══ DATASET ENTRIES

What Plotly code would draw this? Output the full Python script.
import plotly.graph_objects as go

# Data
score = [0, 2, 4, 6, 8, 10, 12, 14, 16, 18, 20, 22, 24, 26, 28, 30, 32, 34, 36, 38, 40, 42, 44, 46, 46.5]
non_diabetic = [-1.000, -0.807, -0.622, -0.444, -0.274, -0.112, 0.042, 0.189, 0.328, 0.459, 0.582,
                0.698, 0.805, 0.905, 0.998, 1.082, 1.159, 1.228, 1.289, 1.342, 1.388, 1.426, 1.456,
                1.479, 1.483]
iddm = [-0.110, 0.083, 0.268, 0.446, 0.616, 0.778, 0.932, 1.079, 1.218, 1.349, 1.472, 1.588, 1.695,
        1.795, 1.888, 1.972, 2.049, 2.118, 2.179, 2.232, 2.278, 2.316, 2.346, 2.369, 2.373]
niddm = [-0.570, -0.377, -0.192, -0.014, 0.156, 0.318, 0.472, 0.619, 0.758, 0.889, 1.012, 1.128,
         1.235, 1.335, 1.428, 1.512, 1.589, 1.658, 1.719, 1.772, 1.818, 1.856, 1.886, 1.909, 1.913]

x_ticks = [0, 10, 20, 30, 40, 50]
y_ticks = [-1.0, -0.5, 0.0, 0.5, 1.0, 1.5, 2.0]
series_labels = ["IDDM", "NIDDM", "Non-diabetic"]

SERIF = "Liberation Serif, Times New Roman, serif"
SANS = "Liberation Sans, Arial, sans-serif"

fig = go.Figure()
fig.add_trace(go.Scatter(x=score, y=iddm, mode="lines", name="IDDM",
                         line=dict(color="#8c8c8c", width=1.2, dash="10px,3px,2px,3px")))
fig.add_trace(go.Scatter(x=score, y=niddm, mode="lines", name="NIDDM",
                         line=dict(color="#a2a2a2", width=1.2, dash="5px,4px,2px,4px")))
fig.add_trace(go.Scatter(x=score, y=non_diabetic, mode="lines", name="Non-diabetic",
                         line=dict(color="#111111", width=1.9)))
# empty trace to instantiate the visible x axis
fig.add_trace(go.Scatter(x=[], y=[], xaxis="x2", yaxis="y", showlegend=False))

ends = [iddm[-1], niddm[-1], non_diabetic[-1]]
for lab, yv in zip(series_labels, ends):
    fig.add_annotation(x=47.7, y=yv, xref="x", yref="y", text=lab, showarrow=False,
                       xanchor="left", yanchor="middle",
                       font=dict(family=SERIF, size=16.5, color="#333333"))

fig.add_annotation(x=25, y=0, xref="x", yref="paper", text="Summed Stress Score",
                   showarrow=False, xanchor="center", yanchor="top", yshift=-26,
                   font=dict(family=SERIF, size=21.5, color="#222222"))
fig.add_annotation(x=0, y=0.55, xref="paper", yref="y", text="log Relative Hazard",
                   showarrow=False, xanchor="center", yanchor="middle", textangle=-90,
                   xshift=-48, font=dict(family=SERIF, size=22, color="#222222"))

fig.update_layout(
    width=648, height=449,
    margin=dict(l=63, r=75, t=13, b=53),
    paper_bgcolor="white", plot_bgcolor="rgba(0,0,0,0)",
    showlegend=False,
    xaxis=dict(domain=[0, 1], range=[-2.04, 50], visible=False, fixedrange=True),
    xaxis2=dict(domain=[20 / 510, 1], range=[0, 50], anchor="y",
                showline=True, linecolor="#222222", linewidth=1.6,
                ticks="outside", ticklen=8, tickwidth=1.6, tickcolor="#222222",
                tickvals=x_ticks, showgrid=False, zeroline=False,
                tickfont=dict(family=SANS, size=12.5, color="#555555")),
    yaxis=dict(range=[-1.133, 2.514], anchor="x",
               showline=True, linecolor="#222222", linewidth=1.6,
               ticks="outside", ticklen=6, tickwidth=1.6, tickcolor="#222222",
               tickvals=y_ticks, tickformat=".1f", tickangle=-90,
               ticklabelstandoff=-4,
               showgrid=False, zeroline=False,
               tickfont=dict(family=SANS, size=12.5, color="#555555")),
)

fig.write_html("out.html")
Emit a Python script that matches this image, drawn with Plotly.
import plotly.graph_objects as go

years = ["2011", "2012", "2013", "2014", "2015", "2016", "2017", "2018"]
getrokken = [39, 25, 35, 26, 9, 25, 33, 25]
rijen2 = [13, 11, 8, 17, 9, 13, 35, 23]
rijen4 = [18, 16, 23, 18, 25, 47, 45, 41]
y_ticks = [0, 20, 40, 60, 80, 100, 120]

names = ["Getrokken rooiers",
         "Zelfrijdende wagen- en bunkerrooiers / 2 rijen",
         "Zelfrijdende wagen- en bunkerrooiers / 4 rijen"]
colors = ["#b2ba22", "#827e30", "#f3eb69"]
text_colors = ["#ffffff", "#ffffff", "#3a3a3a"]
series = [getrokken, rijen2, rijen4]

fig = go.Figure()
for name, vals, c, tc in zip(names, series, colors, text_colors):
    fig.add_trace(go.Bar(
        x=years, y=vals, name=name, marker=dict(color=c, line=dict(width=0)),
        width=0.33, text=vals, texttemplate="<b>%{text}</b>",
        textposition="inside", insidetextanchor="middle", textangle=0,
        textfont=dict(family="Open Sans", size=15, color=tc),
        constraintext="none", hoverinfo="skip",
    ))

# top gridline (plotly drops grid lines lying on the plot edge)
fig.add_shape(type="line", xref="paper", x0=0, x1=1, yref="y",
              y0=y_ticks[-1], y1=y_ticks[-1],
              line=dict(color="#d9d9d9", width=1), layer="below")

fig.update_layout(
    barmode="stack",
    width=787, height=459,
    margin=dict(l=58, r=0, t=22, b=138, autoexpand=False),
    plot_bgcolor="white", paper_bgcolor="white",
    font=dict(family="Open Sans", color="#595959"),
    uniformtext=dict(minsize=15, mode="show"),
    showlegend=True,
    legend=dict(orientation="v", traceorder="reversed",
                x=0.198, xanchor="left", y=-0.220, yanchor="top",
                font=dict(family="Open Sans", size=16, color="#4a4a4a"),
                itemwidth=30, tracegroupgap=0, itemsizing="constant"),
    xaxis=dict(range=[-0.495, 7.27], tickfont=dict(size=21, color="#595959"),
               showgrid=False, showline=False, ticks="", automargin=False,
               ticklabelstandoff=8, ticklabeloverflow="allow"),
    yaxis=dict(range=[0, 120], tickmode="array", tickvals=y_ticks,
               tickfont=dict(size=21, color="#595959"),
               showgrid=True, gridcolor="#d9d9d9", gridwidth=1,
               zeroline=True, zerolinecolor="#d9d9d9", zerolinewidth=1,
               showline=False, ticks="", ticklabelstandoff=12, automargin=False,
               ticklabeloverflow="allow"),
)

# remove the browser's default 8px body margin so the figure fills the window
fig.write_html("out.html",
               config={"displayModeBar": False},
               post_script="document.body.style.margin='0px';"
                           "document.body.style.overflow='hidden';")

════

## THE TASK
Give back each line above precisely as it stands.

## SOLVED EXERCISE
What Plotly code would draw this? Output the full Python script.
import plotly.graph_objects as go

# Data
score = [0, 2, 4, 6, 8, 10, 12, 14, 16, 18, 20, 22, 24, 26, 28, 30, 32, 34, 36, 38, 40, 42, 44, 46, 46.5]
non_diabetic = [-1.000, -0.807, -0.622, -0.444, -0.274, -0.112, 0.042, 0.189, 0.328, 0.459, 0.582,
                0.698, 0.805, 0.905, 0.998, 1.082, 1.159, 1.228, 1.289, 1.342, 1.388, 1.426, 1.456,
                1.479, 1.483]
iddm = [-0.110, 0.083, 0.268, 0.446, 0.616, 0.778, 0.932, 1.079, 1.218, 1.349, 1.472, 1.588, 1.695,
        1.795, 1.888, 1.972, 2.049, 2.118, 2.179, 2.232, 2.278, 2.316, 2.346, 2.369, 2.373]
niddm = [-0.570, -0.377, -0.192, -0.014, 0.156, 0.318, 0.472, 0.619, 0.758, 0.889, 1.012, 1.128,
         1.235, 1.335, 1.428, 1.512, 1.589, 1.658, 1.719, 1.772, 1.818, 1.856, 1.886, 1.909, 1.913]

x_ticks = [0, 10, 20, 30, 40, 50]
y_ticks = [-1.0, -0.5, 0.0, 0.5, 1.0, 1.5, 2.0]
series_labels = ["IDDM", "NIDDM", "Non-diabetic"]

SERIF = "Liberation Serif, Times New Roman, serif"
SANS = "Liberation Sans, Arial, sans-serif"

fig = go.Figure()
fig.add_trace(go.Scatter(x=score, y=iddm, mode="lines", name="IDDM",
                         line=dict(color="#8c8c8c", width=1.2, dash="10px,3px,2px,3px")))
fig.add_trace(go.Scatter(x=score, y=niddm, mode="lines", name="NIDDM",
                         line=dict(color="#a2a2a2", width=1.2, dash="5px,4px,2px,4px")))
fig.add_trace(go.Scatter(x=score, y=non_diabetic, mode="lines", name="Non-diabetic",
                         line=dict(color="#111111", width=1.9)))
# empty trace to instantiate the visible x axis
fig.add_trace(go.Scatter(x=[], y=[], xaxis="x2", yaxis="y", showlegend=False))

ends = [iddm[-1], niddm[-1], non_diabetic[-1]]
for lab, yv in zip(series_labels, ends):
    fig.add_annotation(x=47.7, y=yv, xref="x", yref="y", text=lab, showarrow=False,
                       xanchor="left", yanchor="middle",
                       font=dict(family=SERIF, size=16.5, color="#333333"))

fig.add_annotation(x=25, y=0, xref="x", yref="paper", text="Summed Stress Score",
                   showarrow=False, xanchor="center", yanchor="top", yshift=-26,
                   font=dict(family=SERIF, size=21.5, color="#222222"))
fig.add_annotation(x=0, y=0.55, xref="paper", yref="y", text="log Relative Hazard",
                   showarrow=False, xanchor="center", yanchor="middle", textangle=-90,
                   xshift=-48, font=dict(family=SERIF, size=22, color="#222222"))

fig.update_layout(
    width=648, height=449,
    margin=dict(l=63, r=75, t=13, b=53),
    paper_bgcolor="white", plot_bgcolor="rgba(0,0,0,0)",
    showlegend=False,
    xaxis=dict(domain=[0, 1], range=[-2.04, 50], visible=False, fixedrange=True),
    xaxis2=dict(domain=[20 / 510, 1], range=[0, 50], anchor="y",
                showline=True, linecolor="#222222", linewidth=1.6,
                ticks="outside", ticklen=8, tickwidth=1.6, tickcolor="#222222",
                tickvals=x_ticks, showgrid=False, zeroline=False,
                tickfont=dict(family=SANS, size=12.5, color="#555555")),
    yaxis=dict(range=[-1.133, 2.514], anchor="x",
               showline=True, linecolor="#222222", linewidth=1.6,
               ticks="outside", ticklen=6, tickwidth=1.6, tickcolor="#222222",
               tickvals=y_ticks, tickformat=".1f", tickangle=-90,
               ticklabelstandoff=-4,
               showgrid=False, zeroline=False,
               tickfont=dict(family=SANS, size=12.5, color="#555555")),
)

fig.write_html("out.html")
Emit a Python script that matches this image, drawn with Plotly.
import plotly.graph_objects as go

years = ["2011", "2012", "2013", "2014", "2015", "2016", "2017", "2018"]
getrokken = [39, 25, 35, 26, 9, 25, 33, 25]
rijen2 = [13, 11, 8, 17, 9, 13, 35, 23]
rijen4 = [18, 16, 23, 18, 25, 47, 45, 41]
y_ticks = [0, 20, 40, 60, 80, 100, 120]

names = ["Getrokken rooiers",
         "Zelfrijdende wagen- en bunkerrooiers / 2 rijen",
         "Zelfrijdende wagen- en bunkerrooiers / 4 rijen"]
colors = ["#b2ba22", "#827e30", "#f3eb69"]
text_colors = ["#ffffff", "#ffffff", "#3a3a3a"]
series = [getrokken, rijen2, rijen4]

fig = go.Figure()
for name, vals, c, tc in zip(names, series, colors, text_colors):
    fig.add_trace(go.Bar(
        x=years, y=vals, name=name, marker=dict(color=c, line=dict(width=0)),
        width=0.33, text=vals, texttemplate="<b>%{text}</b>",
        textposition="inside", insidetextanchor="middle", textangle=0,
        textfont=dict(family="Open Sans", size=15, color=tc),
        constraintext="none", hoverinfo="skip",
    ))

# top gridline (plotly drops grid lines lying on the plot edge)
fig.add_shape(type="line", xref="paper", x0=0, x1=1, yref="y",
              y0=y_ticks[-1], y1=y_ticks[-1],
              line=dict(color="#d9d9d9", width=1), layer="below")

fig.update_layout(
    barmode="stack",
    width=787, height=459,
    margin=dict(l=58, r=0, t=22, b=138, autoexpand=False),
    plot_bgcolor="white", paper_bgcolor="white",
    font=dict(family="Open Sans", color="#595959"),
    uniformtext=dict(minsize=15, mode="show"),
    showlegend=True,
    legend=dict(orientation="v", traceorder="reversed",
                x=0.198, xanchor="left", y=-0.220, yanchor="top",
                font=dict(family="Open Sans", size=16, color="#4a4a4a"),
                itemwidth=30, tracegroupgap=0, itemsizing="constant"),
    xaxis=dict(range=[-0.495, 7.27], tickfont=dict(size=21, color="#595959"),
               showgrid=False, showline=False, ticks="", automargin=False,
               ticklabelstandoff=8, ticklabeloverflow="allow"),
    yaxis=dict(range=[0, 120], tickmode="array", tickvals=y_ticks,
               tickfont=dict(size=21, color="#595959"),
               showgrid=True, gridcolor="#d9d9d9", gridwidth=1,
               zeroline=True, zerolinecolor="#d9d9d9", zerolinewidth=1,
               showline=False, ticks="", ticklabelstandoff=12, automargin=False,
               ticklabeloverflow="allow"),
)

# remove the browser's default 8px body margin so the figure fills the window
fig.write_html("out.html",
               config={"displayModeBar": False},
               post_script="document.body.style.margin='0px';"
                           "document.body.style.overflow='hidden';")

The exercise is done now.